### The request:
Quote exactly, and only, the lines from the one with "The picture is" down to the one with "y_ticks = [0, 2000, 4000, 6000, 8000, 10000, 12000, 14000]", both included.

/---

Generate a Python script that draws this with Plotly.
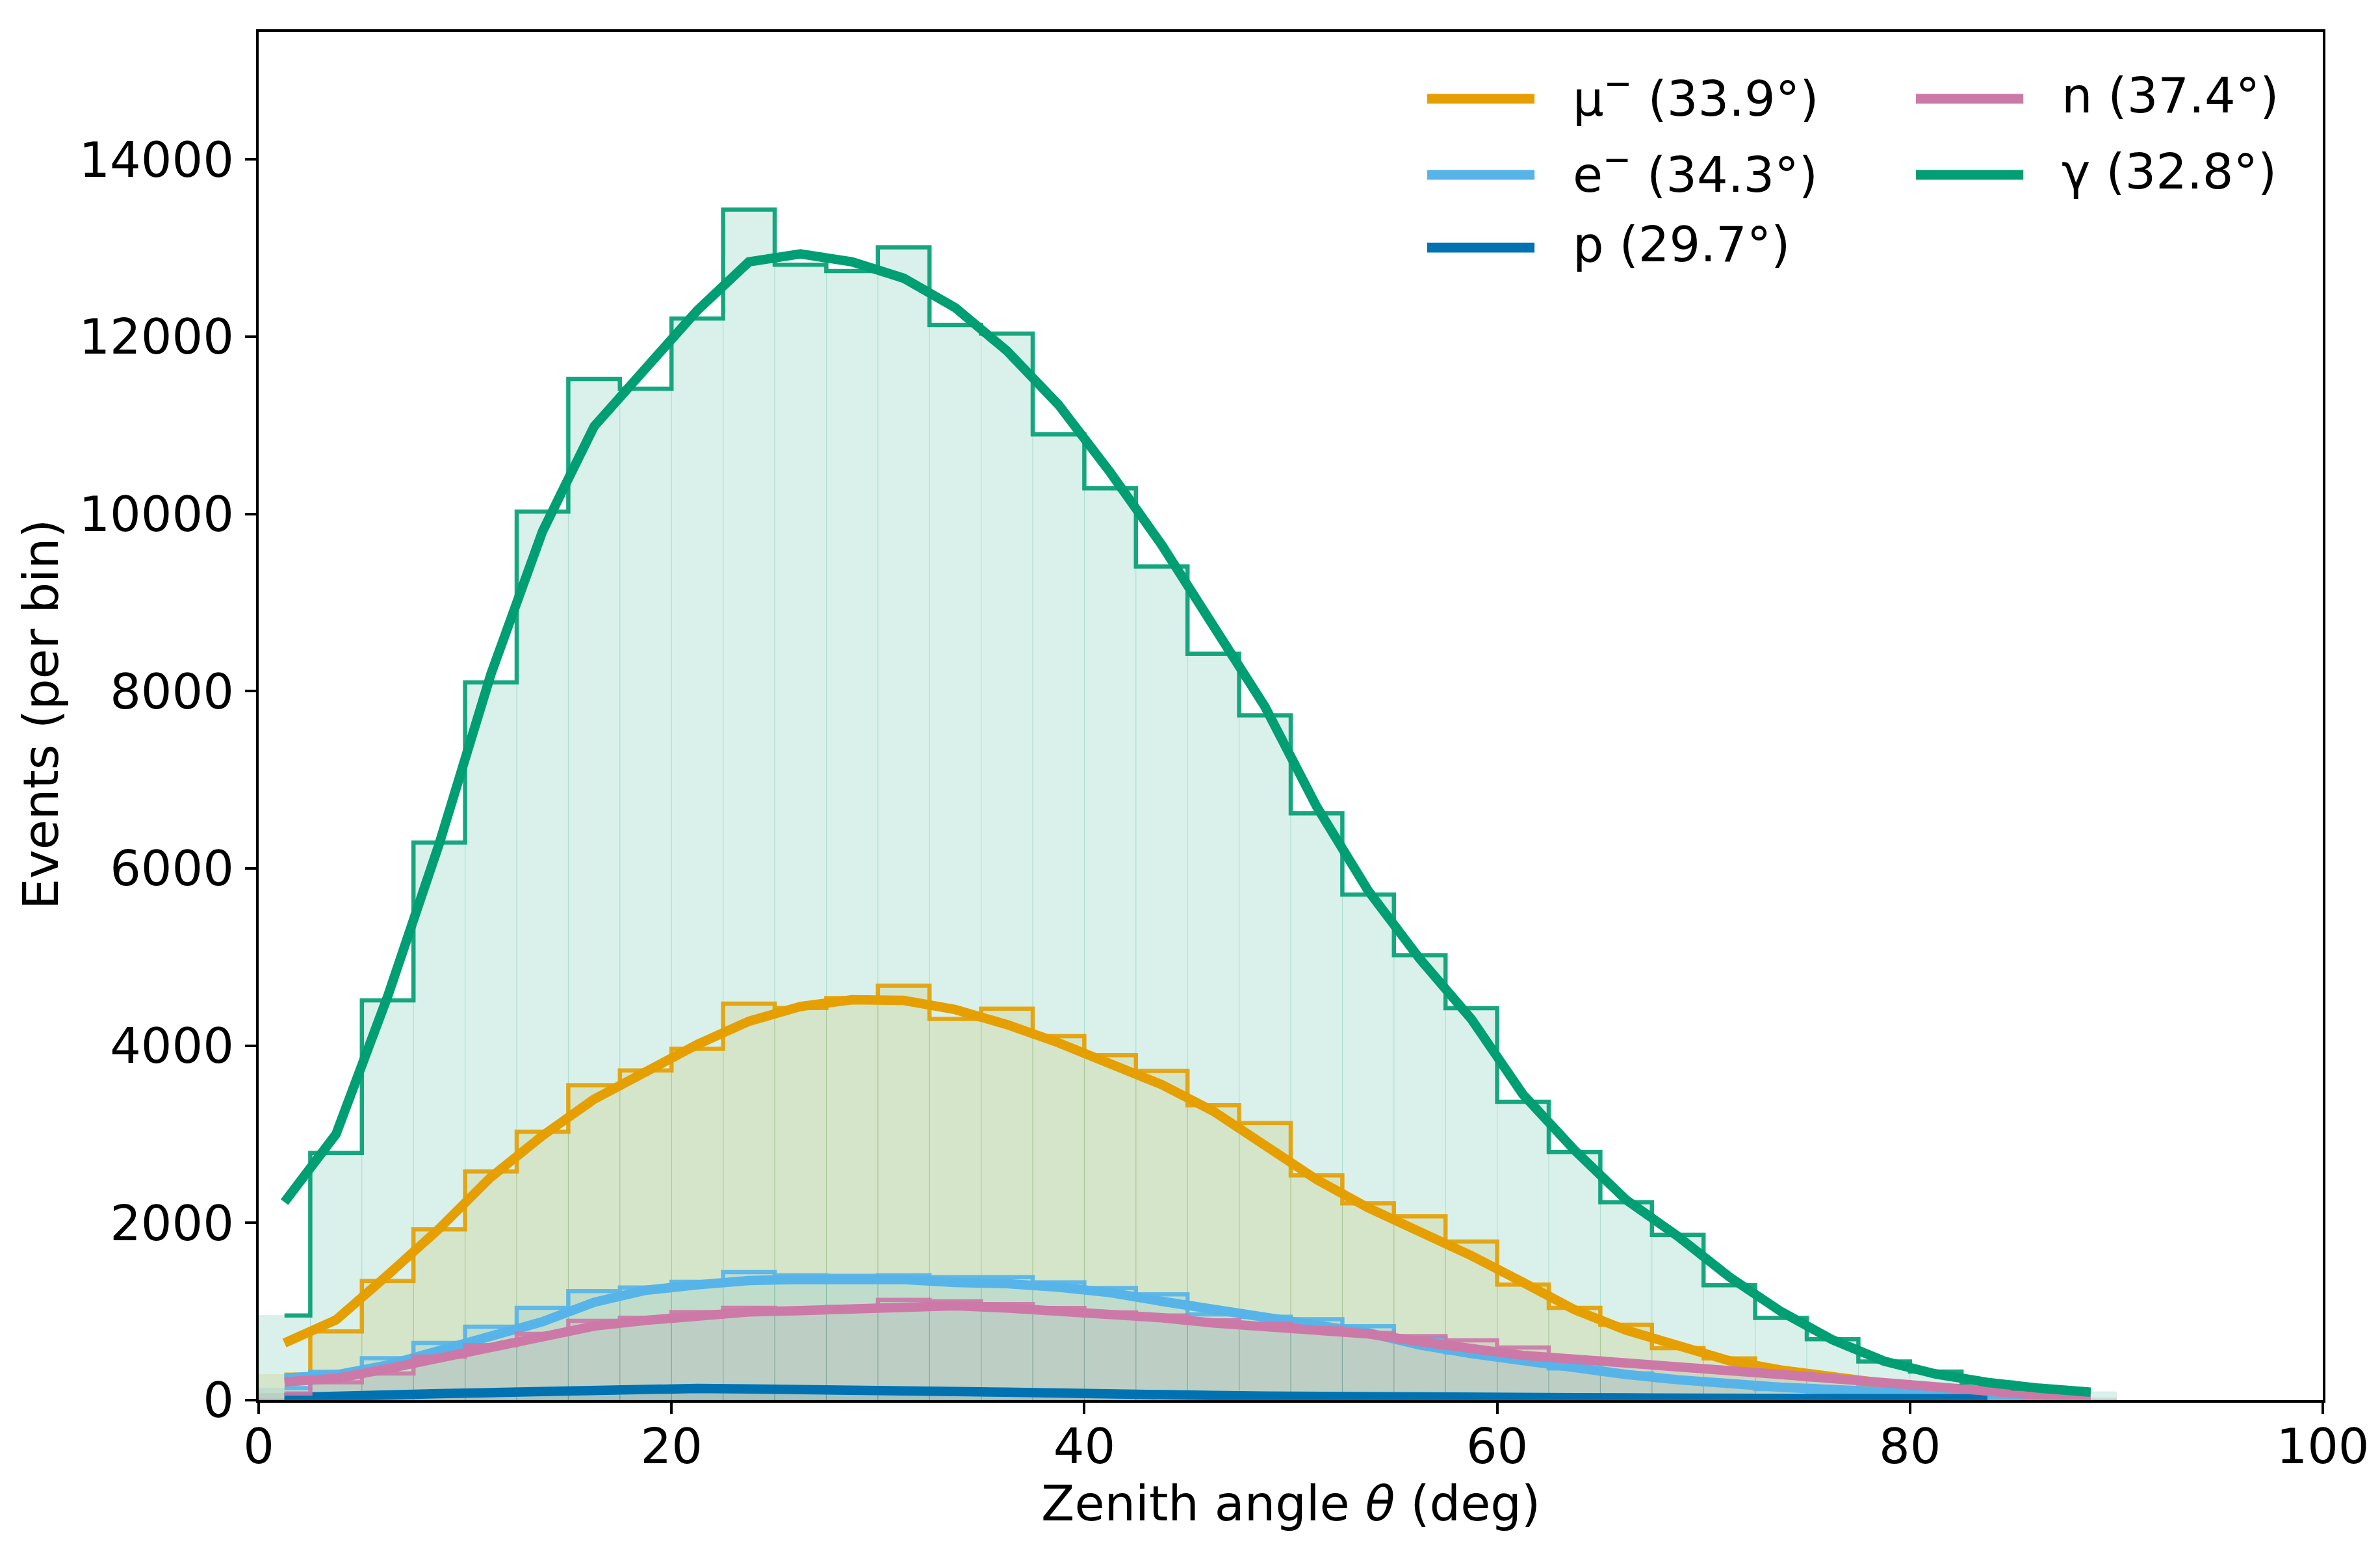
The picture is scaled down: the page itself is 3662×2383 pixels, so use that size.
import plotly.graph_objects as go

# bin centres (2.5 deg bins from 0 to 90)
theta_centers = [1.25, 3.75, 6.25, 8.75, 11.25, 13.75, 16.25, 18.75, 21.25, 23.75,
                 26.25, 28.75, 31.25, 33.75, 36.25, 38.75, 41.25, 43.75, 46.25, 48.75,
                 51.25, 53.75, 56.25, 58.75, 61.25, 63.75, 66.25, 68.75, 71.25, 73.75,
                 76.25, 78.75, 81.25, 83.75, 86.25, 88.75]

x_ticks = [0, 20, 40, 60, 80, 100]
y_ticks = [0, 2000, 4000, 6000, 8000, 10000, 12000, 14000]

# histogram counts per bin
mu_counts = [288, 775, 1344, 1928, 2580, 3029, 3553, 3721, 3964, 4474, 4425, 4537,
             4676, 4302, 4418, 4107, 3893, 3715, 3329, 3126, 2536, 2220, 2074, 1790,
             1303, 1041, 851, 586, 472, 320, 235, 170, 110, 70, 35, 12]
e_counts = [136, 320, 474, 645, 829, 1041, 1230, 1270, 1335, 1445, 1408, 1403,
            1408, 1389, 1389, 1330, 1266, 1193, 968, 940, 914, 834, 700, 540,
            467, 357, 300, 240, 180, 124, 100, 75, 50, 30, 15, 0]
p_counts = [15, 38, 52, 70, 88, 100, 115, 125, 135, 130, 118, 108,
            103, 98, 92, 88, 80, 64, 55, 46, 40, 38, 35, 30,
            27, 25, 22, 20, 18, 17, 16, 15, 14, 13, None, None]
n_counts = [75, 202, 300, 491, 621, 748, 895, 930, 993, 1041, 1030, 1050,
            1132, 1115, 1083, 1040, 990, 956, 900, 860, 810, 760, 723, 674,
            594, 470, 420, 380, 330, 290, 245, 200, 140, 95, 55, 25]
gamma_counts = [955, 2789, 4511, 6292, 8099, 10027, 11524, 11414, 12205, 13434, 12813, 12740,
                13008, 12132, 12035, 10897, 10289, 9407, 8422, 7728, 6621, 5705, 5021, 4423,
                3366, 2801, 2233, 1865, 1296, 927, 688, 436, 322, 198, 130, 95]

# smoothed curves at the bin centres
mu_smooth = [644, 906, 1412, 1936, 2516, 2984, 3396, 3695, 4013, 4275, 4443, 4518,
             4511, 4407, 4238, 4033, 3790, 3560, 3260, 2870, 2490, 2170, 1910, 1630,
             1330, 1020, 790, 610, 445, 340, 260, 190, 130, 80, 40, 15]
e_smooth = [249, 286, 396, 555, 714, 885, 1105, 1240, 1301, 1350, 1362, 1374,
            1360, 1327, 1315, 1274, 1213, 1115, 1017, 931, 846, 760, 623, 525,
            440, 360, 290, 230, 180, 145, 120, 95, 70, 45, 15, None]
p_smooth = [29, 36, 53, 73, 85, 102, 114, 127, 132, 127, 114, 106,
            102, 97, 90, 87, 80, 63, 53, 46, 39, 39, 36, 29,
            28, 27, 25, 20, 19, 18, 17, 16, 15, 14, None, None]
n_smooth = [205, 245, 355, 480, 610, 735, 835, 900, 955, 995, 1010, 1035,
            1060, 1065, 1040, 1007, 980, 930, 870, 834, 797, 748, 660, 585,
            505, 462, 413, 376, 332, 290, 244, 195, 137, 95, 56, 24]
gamma_smooth = [2235, 3003, 4556, 6280, 8191, 9803, 10988, 11658, 12297, 12844, 12935, 12844,
                12660, 12327, 11840, 11232, 10471, 9650, 8738, 7826, 6700, 5750, 4980, 4300,
                3450, 2820, 2260, 1850, 1390, 1000, 680, 440, 295, 200, 135, 90]

labels = ["μ<sup>−</sup> (33.9°)", "e<sup>−</sup> (34.3°)", "p (29.7°)", "n (37.4°)", "γ (32.8°)"]
colors = ["#E69F00", "#56B4E9", "#0072B2", "#CC79A7", "#009E73"]
all_counts = [mu_counts, e_counts, p_counts, n_counts, gamma_counts]
all_smooth = [mu_smooth, e_smooth, p_smooth, n_smooth, gamma_smooth]


def rgba(hex_color, alpha):
    h = hex_color.lstrip("#")
    r, g, b = int(h[0:2], 16), int(h[2:4], 16), int(h[4:6], 16)
    return "rgba({},{},{},{})".format(r, g, b, alpha)


FONT = "DejaVu Sans"
fig = go.Figure()

# light filled bars underneath everything
for counts, color in zip(all_counts, colors):
    fig.add_trace(go.Bar(x=theta_centers, y=counts, width=2.5,
                         marker=dict(color=rgba(color, 0.15),
                                     line=dict(color=rgba(color, 0.12), width=1)),
                         showlegend=False, hoverinfo="skip"))

# step outline + smooth curve per species
for counts, smooth, color, label in zip(all_counts, all_smooth, colors, labels):
    fig.add_trace(go.Scatter(x=theta_centers, y=counts, mode="lines",
                             line=dict(color=color, width=6.5, shape="hvh"),
                             opacity=0.9, showlegend=False))
    fig.add_trace(go.Scatter(x=theta_centers, y=smooth, mode="lines",
                             line=dict(color=color, width=14.5),
                             name=label, showlegend=False))

# legend drawn by hand (two columns, long handles)
legend_cols = [0.5661, 0.5661, 0.5661, 0.8029, 0.8029]
legend_rows = [0.9511, 0.8955, 0.8423, 0.9511, 0.8955]
for label, color, lx, ly in zip(labels, colors, legend_cols, legend_rows):
    fig.add_shape(type="line", xref="paper", yref="paper",
                  x0=lx, x1=lx + 0.052, y0=ly, y1=ly,
                  line=dict(color=color, width=15))
    fig.add_annotation(xref="paper", yref="paper", x=lx + 0.07, y=ly + 0.0024,
                       text=label, showarrow=False, xanchor="left", yanchor="middle",
                       font=dict(family=FONT, size=75, color="black"))

# axis titles placed as text next to the tick labels
fig.add_annotation(xref="paper", yref="paper", x=0.5, y=-0.0753,
                   text="Zenith angle <i>θ</i> (deg)", showarrow=False,
                   xanchor="center", yanchor="middle",
                   font=dict(family=FONT, size=75, color="black"))
fig.add_annotation(xref="paper", yref="paper", x=-0.1055, y=0.5016,
                   text="Events (per bin)", showarrow=False, textangle=-90,
                   xanchor="center", yanchor="middle",
                   font=dict(family=FONT, size=75, color="black"))

# page body has an 8px margin, so the figure is 16px smaller than the window
fig.update_layout(
    width=3646, height=2367,
    margin=dict(l=390, r=80, t=41, b=221),
    plot_bgcolor="white", paper_bgcolor="white",
    barmode="overlay",
    font=dict(family=FONT, size=75, color="black"),
)
fig.update_xaxes(range=[0, 100], tickvals=x_ticks, ticks="outside", ticklen=17, tickwidth=4,
                 tickcolor="black", showline=True, linewidth=4, linecolor="black", mirror=True,
                 showgrid=False, zeroline=False, ticklabelstandoff=-14,
                 tickfont=dict(family=FONT, size=75),
                 automargin=False)
fig.update_yaxes(range=[0, 15440], tickvals=y_ticks, tickformat="d",
                 ticks="outside", ticklen=17, tickwidth=4,
                 tickcolor="black", showline=True, linewidth=4, linecolor="black", mirror=True,
                 showgrid=False, zeroline=False, ticklabelstandoff=2,
                 tickfont=dict(family=FONT, size=75),
                 automargin=False)

fig.write_html("out.html")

\---

### Task solution:
The picture is scaled down: the page itself is 3662×2383 pixels, so use that size.
import plotly.graph_objects as go

# bin centres (2.5 deg bins from 0 to 90)
theta_centers = [1.25, 3.75, 6.25, 8.75, 11.25, 13.75, 16.25, 18.75, 21.25, 23.75,
                 26.25, 28.75, 31.25, 33.75, 36.25, 38.75, 41.25, 43.75, 46.25, 48.75,
                 51.25, 53.75, 56.25, 58.75, 61.25, 63.75, 66.25, 68.75, 71.25, 73.75,
                 76.25, 78.75, 81.25, 83.75, 86.25, 88.75]

x_ticks = [0, 20, 40, 60, 80, 100]
y_ticks = [0, 2000, 4000, 6000, 8000, 10000, 12000, 14000]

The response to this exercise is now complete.